In the spirit of Women’s History Month, I would like to share with all my readers two of my favorite female artists. It’s a shame that not many people know about these two artists, because their music is astounding. The two artists are Judee Sill and Karen Dalton.
I have a soft spot for Americana/bluegrass/folk. While I will probably forever maintain my aversion to pop country music, Dalton’s style will never be disappointing for me. Dalton was born in Texas and raised in Oklahoma’s very own Enid! She moved to New York when she was 21, and became a part of the Greenwich Village scene, which included famous artists such as Bob Dylan. In 2004, Dylan said of Dalton “My favorite singer was Karen Dalton. Karen had a voice like Billie Holiday and played guitar like Jimmy Reed…”
She did not like the spotlight and preferred smaller intimate shows as opposed to large performances, which kept her mostly obscure even in her own day. During her time she produced only two studio albums, all of which were folk songs arranged by her. In other words, she did not write much, but the way she put the arrangements together revealed her artistic inclination. The commercial failure of her album, In My Own Time, along with other family factors led to substance abuse, and Dalton slipped away from public eye and ended up dying on March 19th, 1993 at the age of 55.
In the In My Own Time album liner notes, a guy named Lenny Kaye says this: “She had the Beat spirit as well, the existential angst which felt life was dark, perpetually in pain, and that was how you became your art, if you were a real artist.”
This is her essence, and it is one that resonates with me constantly.

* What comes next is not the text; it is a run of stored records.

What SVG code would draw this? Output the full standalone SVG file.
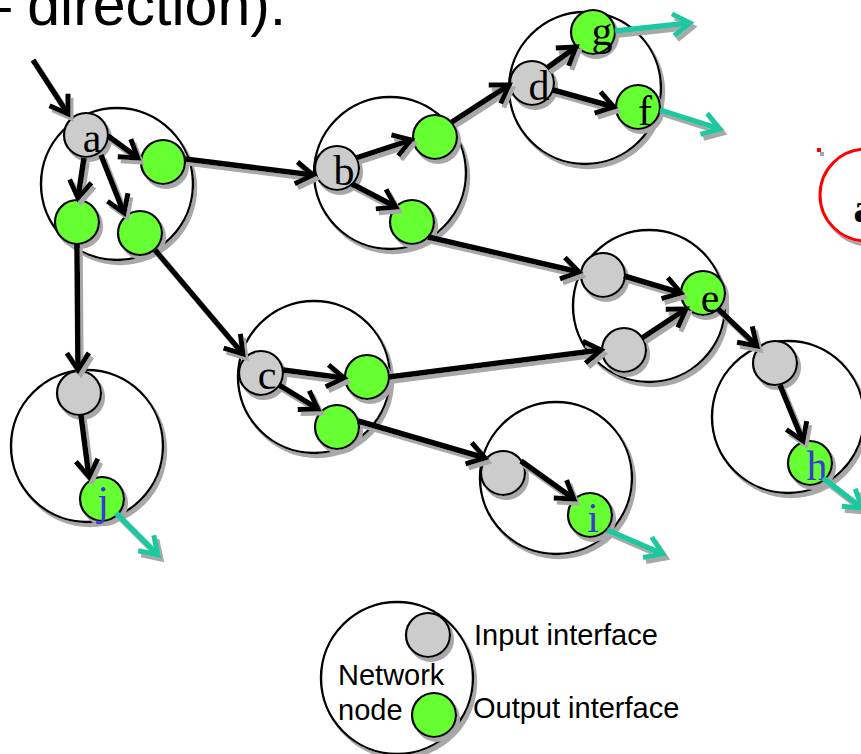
<svg xmlns="http://www.w3.org/2000/svg" width="861" height="754" viewBox="0 0 861 754">
<style>
.big{fill:#fff;stroke:#000;stroke-width:2.4;filter:url(#sh)}
.in{fill:#cccccc;stroke:#000;stroke-width:2.2;filter:url(#sh)}
.out{fill:#66ff33;stroke:#000;stroke-width:2.2;filter:url(#sh)}
.lbl{font-family:"Liberation Serif","Times New Roman",serif;font-size:42px;fill:#000;text-anchor:middle}
.blue{fill:#3a3ad6}
.leg{font-family:"Liberation Sans",Arial,sans-serif;font-size:29px;fill:#000}
.c line{stroke:#000;stroke-width:5.5;marker-end:url(#ah);filter:url(#sh)}
.c line.t{stroke:#1ec8a0;marker-end:url(#aht)}
</style>
<defs>
<filter id="sh" filterUnits="userSpaceOnUse" x="-10" y="-10" width="900" height="800">
<feOffset in="SourceAlpha" dx="3" dy="4" result="o"/>
<feFlood flood-color="#a8a8a8"/>
<feComposite in2="o" operator="in"/>
<feMerge><feMergeNode/><feMergeNode in="SourceGraphic"/></feMerge>
</filter>
<marker id="ah" markerUnits="userSpaceOnUse" markerWidth="40" markerHeight="40" viewBox="-20 -20 40 40" refX="0" refY="0" orient="auto" overflow="visible">
<path d="M-17,-11 L0,0 L-17,11" fill="none" stroke="#000" stroke-width="5"/>
</marker>
<marker id="aht" markerUnits="userSpaceOnUse" markerWidth="40" markerHeight="40" viewBox="-20 -20 40 40" refX="0" refY="0" orient="auto" overflow="visible">
<path d="M-17,-11 L0,0 L-17,11" fill="none" stroke="#1ec8a0" stroke-width="5"/>
</marker>
</defs>
<rect width="861" height="754" fill="#fff"/>
<text x="-22" y="25" font-family="Liberation Sans,Arial,sans-serif" font-size="59">– direction):</text>

<g id="nodeA">
<circle class="big" cx="117" cy="184" r="76"/>
<circle class="in" cx="86" cy="135" r="22"/>
<circle class="out" cx="163" cy="162" r="22"/>
<circle class="out" cx="77" cy="222" r="22"/>
<circle class="out" cx="140" cy="233" r="22"/>
<text class="lbl" x="92" y="152">a</text>
</g>
<g id="nodeB">
<circle class="big" cx="390" cy="173" r="76"/>
<circle class="in" cx="337" cy="168" r="22"/>
<circle class="out" cx="435" cy="137" r="22"/>
<circle class="out" cx="412" cy="222" r="22"/>
<text class="lbl" x="344" y="185">b</text>
</g>
<g id="nodeD">
<circle class="big" cx="585" cy="88" r="76"/>
<circle class="in" cx="532" cy="83" r="22"/>
<circle class="out" cx="593" cy="32" r="22"/>
<circle class="out" cx="638" cy="107" r="22"/>
<text class="lbl" x="539" y="100">d</text>
<text class="lbl" x="602" y="45">g</text>
<text class="lbl" x="645" y="125">f</text>
</g>
<g id="nodeE">
<circle class="big" cx="649" cy="306" r="76"/>
<circle class="in" cx="603" cy="275" r="22"/>
<circle class="in" cx="624" cy="350" r="22"/>
<circle class="out" cx="703" cy="293" r="22"/>
<text class="lbl" x="710" y="312">e</text>
</g>
<g id="nodeH">
<circle class="big" cx="788" cy="417" r="76"/>
<circle class="in" cx="775" cy="363" r="22"/>
<circle class="out" cx="810" cy="463" r="22"/>
<text class="lbl blue" x="817" y="480">h</text>
</g>
<g id="nodeC">
<circle class="big" cx="314" cy="377" r="76"/>
<circle class="in" cx="261" cy="373" r="22"/>
<circle class="out" cx="367" cy="377" r="22"/>
<circle class="out" cx="337" cy="427" r="22"/>
<text class="lbl" x="267" y="389">c</text>
</g>
<g id="nodeI">
<circle class="big" cx="556" cy="478" r="76"/>
<circle class="in" cx="503" cy="473" r="22"/>
<circle class="out" cx="590" cy="515" r="22"/>
<text class="lbl blue" x="593" y="532">i</text>
</g>
<g id="nodeJ">
<circle class="big" cx="87" cy="446" r="76"/>
<circle class="in" cx="79" cy="393" r="22"/>
<circle class="out" cx="102" cy="499" r="22"/>
<text class="lbl blue" x="103" y="515">j</text>
</g>
<g id="redNode">
<rect x="817" y="148" width="4" height="4" fill="#ff0000" filter="url(#sh)"/>
<circle cx="866" cy="195" r="46" fill="#fff" stroke="#ff0000" stroke-width="3" filter="url(#sh)"/>
<text class="lbl" x="864" y="222" font-weight="bold">a</text>
</g>

<g id="connectors" class="c">
<line x1="33" y1="60" x2="68" y2="114"/>
<line x1="108" y1="136" x2="138" y2="158"/>
<line x1="84" y1="158" x2="78" y2="198"/>
<line x1="101" y1="155" x2="124" y2="213"/>
<line x1="185" y1="159" x2="313" y2="175"/>
<line x1="356" y1="158" x2="411" y2="140"/>
<line x1="352" y1="184" x2="396" y2="207"/>
<line x1="452" y1="122" x2="509" y2="85"/>
<line x1="547" y1="68" x2="576" y2="47"/>
<line x1="553" y1="90" x2="614" y2="107"/>
<line x1="428" y1="237" x2="579" y2="272"/>
<line x1="155" y1="250" x2="243" y2="354"/>
<line x1="77" y1="244" x2="78" y2="370"/>
<line x1="283" y1="370" x2="344" y2="378"/>
<line x1="279" y1="385" x2="318" y2="409"/>
<line x1="389" y1="377" x2="601" y2="350"/>
<line x1="358" y1="421" x2="485" y2="458"/>
<line x1="521" y1="461" x2="574" y2="499"/>
<line x1="624" y1="276" x2="681" y2="293"/>
<line x1="642" y1="338" x2="686" y2="309"/>
<line x1="718" y1="309" x2="757" y2="346"/>
<line x1="780" y1="385" x2="803" y2="441"/>
<line x1="81" y1="415" x2="89" y2="477"/>
<line class="t" x1="615" y1="31" x2="690" y2="23"/>
<line class="t" x1="660" y1="110" x2="720" y2="129"/>
<line class="t" x1="607" y1="530" x2="663" y2="554"/>
<line class="t" x1="823" y1="478" x2="862" y2="508"/>
<line class="t" x1="116" y1="513" x2="158" y2="555"/>
</g>

<g id="legend">
<circle class="big" cx="397" cy="678" r="76"/>
<circle class="in" cx="428" cy="635" r="22"/>
<circle class="out" cx="434" cy="715" r="22"/>
<text class="leg" x="474" y="645">Input interface</text>
<text class="leg" x="473" y="718">Output interface</text>
<text class="leg" x="338" y="685">Network</text>
<text class="leg" x="338" y="720">node</text>
</g>
</svg>
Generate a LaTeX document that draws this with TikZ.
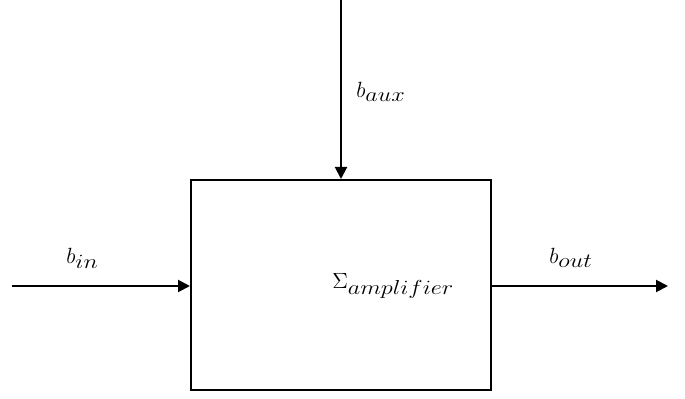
\RequirePackage{fix-cm}
\documentclass[tikz,border=0pt]{standalone}
\usepackage{graphicx}
\usetikzlibrary{arrows.meta}
\newcommand{\wsub}[1]{\scalebox{1.1}[0.92]{$\textstyle #1$}}
\begin{document}
\begin{tikzpicture}[x=0.75pt,y=-0.75pt,
  conn/.style={line width=1.5pt,-{Triangle[length=9pt,width=9pt]}},
  lbl/.style={inner sep=0pt,anchor=base west,font=\fontsize{16.5}{20}\selectfont},
  blk/.style={draw,line width=1.5pt,minimum width=225pt,minimum height=157.5pt,inner sep=0pt}]
\useasboundingbox (0,0) rectangle (685,399);
\node[blk] (amp) at (341,285) {};
\coordinate (top) at (341,0);
\coordinate (inp) at (12,286);
\coordinate (outp) at (668,286);
\draw[conn] (top) -- (amp.north);
\draw[conn] (inp) -- (inp -| amp.west);
\draw[conn] (outp -| amp.east) -- (outp);
\node[lbl] (laux) at (356,98) {$b_{\wsub{aux}}$};
\node[lbl] (lin) at (66,263) {$b_{\wsub{in}}$};
\node[lbl] (lout) at (549,263) {$b_{\wsub{out}}$};
\node[lbl] (lsig) at (332,288) {$\Sigma_{\wsub{amplifier}}$};
\end{tikzpicture}
\end{document}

Her most famous song, “Something on Your Mind,” captures the notion of a haunting feeling that cannot quite be pinned down or explained. The feeling that says: there’s something going on that needs to be boxed and dissected, but it is elusive and difficult to find. Her crooning voice emphasizes the longing and ineffability of such a feeling.
“Maybe another day you’ll want to feel another way, you can’t stop crying
You haven’t got a thing to say, you feel you want to run away
There’s no use trying, anyway
I’ve seen the writing on the wall
Who cannot maintain will always fall
Well, you know, you can’t make it without ever even trying.”
Whoa. Judee Sill. I discovered her through the Hollies, who covered her song “Jesus Was a Crossmaker.” I loved the tune of “Jesus Was a Crossmaker,” but the somewhat enigmatic lyrics captured my attention, leading me to peruse the rest of her namesake album, Judee Sill.
Sill had a difficult life. Growing up, she got into a lot of trouble. According to the all-knowing source of Wikipedia, in high school she robbed liquor stores and gas stations with some random dude she met, which led to her spending 9 months in a reformatory school where she learned gospel songs. Her father, mother and brother all passed away rather early and Sill’s lyrics carry the weight of these losses and the conflicting nature of a rebellious soul who sees something beautiful in religious expression, which is why I absolutely love her music. She worked with Graham Nash and David Crosby in producing her first album in 1971, and then her second album released in 1973. After that, she faded into obscurity, and ended up passing away from a heroin addiction.
As a prime example of religious images permeating her songs, “The Lamb Ran Away With the Crown” reveals a conflicted artist struggling with the nature of grace, or perhaps the elusiveness and unfairness of religious promises. I’m not really sure. But I think the song is very beautiful and carries the tension inherent within intense religious experiences.
“Once a demon lived in my brow
I screamed and wailed and I cursed out loud
And I sailed through the clouds on ten crested cardinals
To guard my battleground
But I laughed so hard I cried
And the lamb ran away with the crown…”
These two artists both rambled through life and sought the intangible and the beautiful, despite rather inconvenient life circumstances. There’s something in each of these singers that captures a yearning for the uncontainable. Dalton’s voice and arrangements, Sill’s lyrics – the word I keep coming to is ineffable. Dalton’s unconventional voice sometimes breaks as it scrapes the limit of its own reach, but then something happens just after that (for me) – she keeps going. She’s not bothered at all by this, and it’s just really really beautiful. Sill uses these highly descriptive religious images to process and explore what I believe was her addiction and her difficult life. The sweeping orchestral arrangements, inspired in part by Bach, are quite moving.
I don’t know if Dalton and Sill are for everyone, but I know there are individuals out there who have ears to hear what it is that they are reaching for. I love these two artists, and I hope that their music continues to find a home in people’s hearts and minds, like it certainly has in mine.